As we discussed in Chapter 4, companies face numerous threats via social media channels. These threats basically concern the loss of confidential information, allowing access to hackers via network security weaknesses in social media platforms, intellectual property challenges, and customer relationship issues. We reviewed a number of controls in Part III and now we turn to how to effectively monitor and report on social media activities in Part IV.

The first step in the monitoring and reporting process is, of course, the Human Resources part of our H.U.M.O.R. Matrix. Monitoring tracks confidential data loss, compliance to industry regulations, and enables reputation management. Requirements and departmental responsibilities have to be clearly defined, and the social media policies defined by HR have to be implemented and managed as the environment changes.

According to a Job vite Survey in 2009, companies use LinkedIn 75 percent of the time for background checks, Facebook 48 percent of the time, and Twitter 26 percent of the time (http://recruiting.jobvite.com/news/press-releases/pr/jobvite-2009-social-recruitment-survey.php). For recruiting purposes, companies use LinkedIn 95 percent of the time, Facebook 56 percent, and Twitter 42 percent. Although social media can be used by the HR department as a force for good, many HR departments see social media as a loss of productivity and view it as a source of liability. According to the Ethos Business Law/Russell Herder Social Media Survey in 2009, 51 percent of companies fear productivity loss, 49 percent fear reputation damage, and 80 percent fear social media is a liability. To ensure social media security, Human Resources has to integrate monitoring as part of their daily practice for everything from tracking time wasters to illegal activity.

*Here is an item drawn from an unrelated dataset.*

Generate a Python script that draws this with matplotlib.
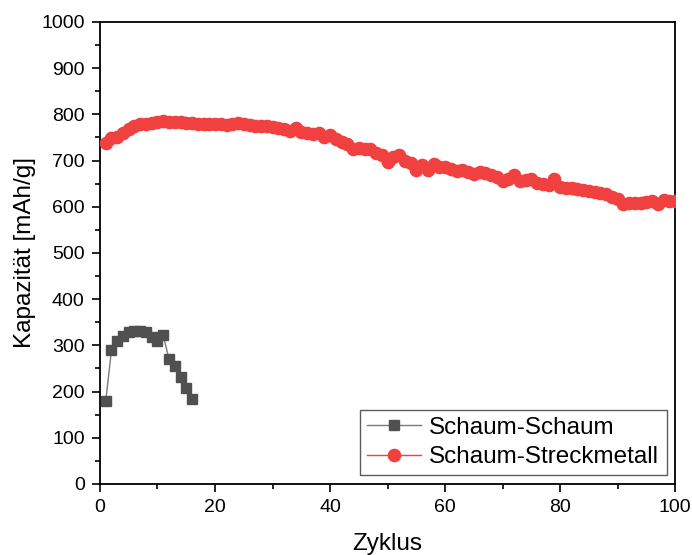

Seeing as HR uses social media as a tool to hire and fire employees, a better employee monitoring process needs to be in place. In this chapter, we discuss how Human Resources plays an active role in developing your company’s monitoring and reporting solutions, including setting up the criteria for monitoring employees and compliance measures the company has to follow, defining the baseline requirements for what employees can and cannot do in social media, and disseminating policies to the organization.